(Supplied data):
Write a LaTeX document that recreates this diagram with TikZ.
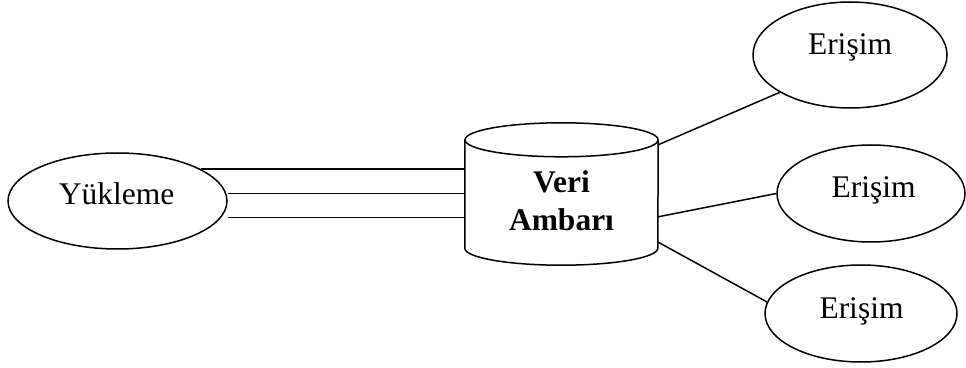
\documentclass[tikz,border=0pt]{standalone}
\usepackage{fontspec}
\setmainfont{Liberation Serif}
\usetikzlibrary{shapes.geometric}

\begin{document}
\begin{tikzpicture}[x=1pt,y=1pt,
    line/.style={line width=1.5pt, black},
    oval/.style={ellipse, draw, line width=1.5pt, inner sep=0pt},
    lbl/.style={font=\fontsize{31.5}{38}\selectfont, inner sep=0pt, anchor=base},
  ]
  \useasboundingbox (0,0) rectangle (966,367);

  % loading process on the left
  \node[oval, minimum width=219, minimum height=96] (yuk) at (117.5,166) {};
  \node[lbl] (yuktext) at (116.5,162) {Yükleme};

  % data warehouse cylinder
  \node[inner sep=0pt, minimum width=193, minimum height=108] (db) at (561.5,173) {};
  \draw[line] (db.north west) -- (db.south west)
    arc[start angle=180, end angle=360, x radius=96.5pt, y radius=17pt]
    -- (db.north east);
  \draw[line] (db.north) ellipse[x radius=96.5pt, y radius=17pt];
  \node[font=\fontsize{31.5}{38}\selectfont\bfseries, align=center, inner sep=0pt]
    (dbtext) at (561.5,166) {Veri\\Ambarı};

  % access processes on the right
  \node[oval, minimum width=194, minimum height=106] (acc1) at (850,312) {};
  \node[lbl] (acc1text) at (850,312) {Erişim};
  \node[oval, minimum width=188, minimum height=97] (acc2) at (871,173.5) {};
  \node[lbl] (acc2text) at (873.5,169) {Erişim};
  \node[oval, minimum width=192, minimum height=97] (acc3) at (861,53.5) {};
  \node[lbl] (acc3text) at (861.5,49) {Erişim};

  % loading links
  \draw[line] (yuk.21) -- (yuk.21 -| db.west);
  \draw[line] ([yshift=7.7pt]yuk.east) -- ([yshift=7.7pt]yuk.east -| db.west);
  \draw[line] ([yshift=-16.7pt]yuk.east) -- ([yshift=-16.7pt]yuk.east -| db.west);

  % access links
  \draw[line] ([yshift=-5pt]db.north east) -- (acc1.208);
  \draw[line] ([yshift=-77pt]db.north east) -- (acc2.west);
  \draw[line] ([yshift=6pt]db.south east) -- (acc3.173);
\end{tikzpicture}
\end{document}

(Problem details): Repeat the lines exactly as they stand, from the opening line of the data through the line with "(dbtext) at (561.5,166)". Pictures stay out of the copy.

(Solution to this exercise):
Write a LaTeX document that recreates this diagram with TikZ.
\documentclass[tikz,border=0pt]{standalone}
\usepackage{fontspec}
\setmainfont{Liberation Serif}
\usetikzlibrary{shapes.geometric}

\begin{document}
\begin{tikzpicture}[x=1pt,y=1pt,
    line/.style={line width=1.5pt, black},
    oval/.style={ellipse, draw, line width=1.5pt, inner sep=0pt},
    lbl/.style={font=\fontsize{31.5}{38}\selectfont, inner sep=0pt, anchor=base},
  ]
  \useasboundingbox (0,0) rectangle (966,367);

  % loading process on the left
  \node[oval, minimum width=219, minimum height=96] (yuk) at (117.5,166) {};
  \node[lbl] (yuktext) at (116.5,162) {Yükleme};

  % data warehouse cylinder
  \node[inner sep=0pt, minimum width=193, minimum height=108] (db) at (561.5,173) {};
  \draw[line] (db.north west) -- (db.south west)
    arc[start angle=180, end angle=360, x radius=96.5pt, y radius=17pt]
    -- (db.north east);
  \draw[line] (db.north) ellipse[x radius=96.5pt, y radius=17pt];
  \node[font=\fontsize{31.5}{38}\selectfont\bfseries, align=center, inner sep=0pt]
    (dbtext) at (561.5,166) {Veri\\Ambarı};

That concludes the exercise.